In fact, judging by W. W. Norton’s investment in marketing their new world religions anthology, this way of talking about what people do, how they supposedly organize and identify, is as strong now as it ever was. So the question that comes to my mind is what’s going on in a field that claims to be theoretically aware and knowledgeable, on the one hand, and, on the other, which is comprised of scholars who are, in many cases, doing little different now than their predecessors were back when theory was a dirty word? So this is what I mean when I say that NAASR experienced a level of success—not that it was the lone cause, of course, for theory swept through the human sciences back then, but I think it and its members have played an important role over the past three decades—but that these advances were sometimes taken for granted and domesticated, such that now one can cite a number of problems with using the category “world religions,” near the opening of a paper or a book, yet then just get on with studying something called Hinduism and know that it is obviously related to this other thing we call Buddhism or Judaism, or… , and doing so as if those critiques of the world religions category that you cited earlier were of no lasting consequence.
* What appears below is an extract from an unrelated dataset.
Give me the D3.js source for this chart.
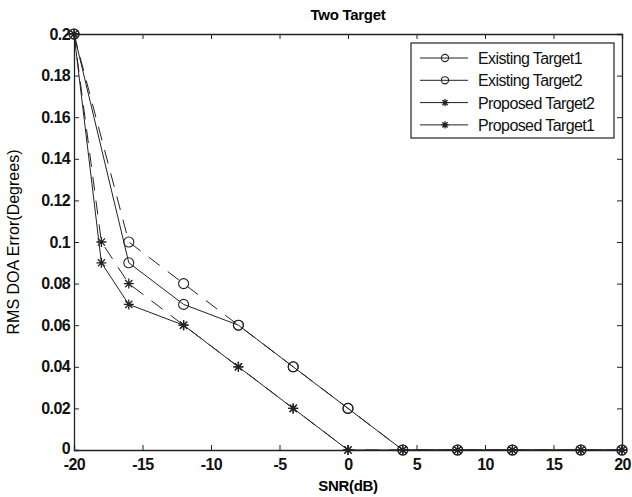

So that’s a long way of saying that our hope—I think I can also speak for Aaron Hughes here, our new Vice President (who I passed this text by, for comments, before sending it on to the Bulletin blog)—is to try to ensure that NAASR is always pressing toward a critical edge, for neither of us think that we’ve arrived at the end of history or that the academic study of religion in North American has achieved its full potential.
And we know we’re not alone in sharing this view.
3. Could you say a few words about the theme for NAASR’s upcoming annual meeting in Atlanta, “Theory in a Time of Excess,” which marks the organization’s 30th anniversary?
RM: This was Willi Braun’s excellent wording—he, Aaron, and I met together in San Diego, at last year’s annual conference, and conferred with Craig Martin, discussing the topics I just referred to above, and Willi (himself a former President of NAASR [2008-11]) nicely captured the problem: what does it mean to “do theory” when everyone now claims to be doing it too, though few, if any, understand it to mean generating explanations that account for the cause of the item under study. So we invited members to submit proposals for substantive papers that examine what they think ought to count as “doing theory” in the study of religion today—we were looking for bold statements. And we have settled on four such papers and are now working on putting together a group of respondents for each (so each session will be one main paper plus its responses), and so we hope to announce the full 2015 program very soon.
What also sets this year apart is that we aim for all of the main papers to be pre-distributed to all NAASR members by October 1, with each paper then being summarized briefly at the session itself. Add to that several brief responses per paper (from largely early career people, those who constitute the next generation of scholars) and we hope that we arrive at provocative sessions with plenty of time for conversation and spirited debate. And since Equinox Publishers has already agreed to publish the 2015 program as an edited book (which will also include papers from our traditional Presidential Panel, which this year will feature presentations by two more scholars, each also focusing on the situation of the field today and where it might be going), we hope that we’re setting a new tone for NAASR sessions not only in terms of the topic and format but also by finding new ways to distribute the work our members do so that we can continue to press the field in new directions.
4. Is there anything else that you’d like to add?
RM: Just that I hope any current NAASR member reading this will take seriously the longstanding linkage between NAASR and MTSR—as well as the Bulletin and its blog, since both are now also NAASR publications—and submit their work so as to keep pressing the field. And for those who are not (yet) members, I hope they’ll stick their heads into one of the Atlanta sessions this November to see what we’re all about.